La première, celle de la poursuite de la guerre de «pacification», est jugée sans issue. Aron en souligne les limites: un coût humain et financier démesuré, un isolement diplomatique croissant de la France, l’évolution défavorable de l’opinion publique hexagonale, et surtout, le précédent créé par l’indépendance du Maroc et de la Tunisie, qui rend difficilement tenable la pérennité d’une «Algérie française».

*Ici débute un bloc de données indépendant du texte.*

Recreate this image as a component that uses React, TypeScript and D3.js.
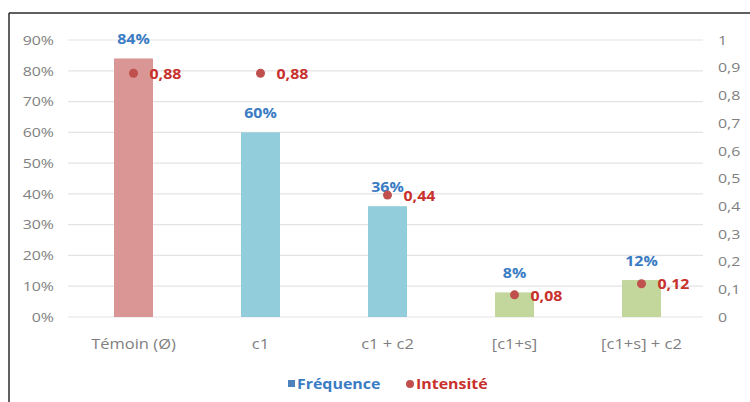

La seconde hypothèse repose sur un partage territorial: les colons seraient regroupés dans une étroite bande côtière entre Alger et Oran, tandis qu’un État algérien indépendant verrait le jour en dehors de cette enclave. Mais cette option, en conservant un «Sahara français», conduirait inévitablement à une remise en cause des frontières avec les États voisins, rendant cette solution inacceptable selon Aron.

La seule voie réaliste à ses yeux reste alors «l’acceptation, en principe, d’un État algérien», sans pour autant exclure que celui-ci ait vocation, à terme, à l’indépendance. Une position à la fois courageuse et clairvoyante, dans un contexte politique encore largement dominé par le mythe d’une Algérie indissociablement française.

Raymond Aron est donc particulièrement visionnaire en 1957. Il voit les avantages et les inconvénients des différentes solutions possibles, et cela, avant le tournant de juin 1958 et l’arrivée au pouvoir du Général de Gaulle.

Tous les sujets, toutes les questions sont évoquées, même subrepticement, y compris celles qui, soixante-dix ans plus tard, nous interpellent et restent d’actualité.

Ainsi cette remarque qui garde toute sa valeur en 2025: «Si l’on donnait aux peuples colonisés le choix entre des institutions libérales sous la tutelle occidentale ou des institutions tyranniques dans un État indépendant, le fait est que la majorité d’entre eux– ou du moins les intellectuels qui parlent en leur nom– préfèreraient la deuxième perspective».

Et plus loin: «Il se peut que les futurs gouvernants de l’Algérie indépendante fassent suer le burnous plus que les maîtres français d’hier et d’aujourd’hui». «Il se peut même que beaucoup d’Algériens regrettent demain le régime français».

Sur un autre sujet, la question de l’immigration (soulevée aujourd’hui par la question de l’Accord franco-algérien de 1968), Aron écrit: «l’entrée libre des travailleurs algériens en France pose dès maintenant et posera bientôt davantage un problème grave (…), la circulation ne peut être entièrement libre».

On le voit, «La Tragédie algérienne» est donc un petit livre prémonitoire qui décrit, soixante-dix ans avant nous les difficultés et les ambiguïtés de l’Algérie indépendante.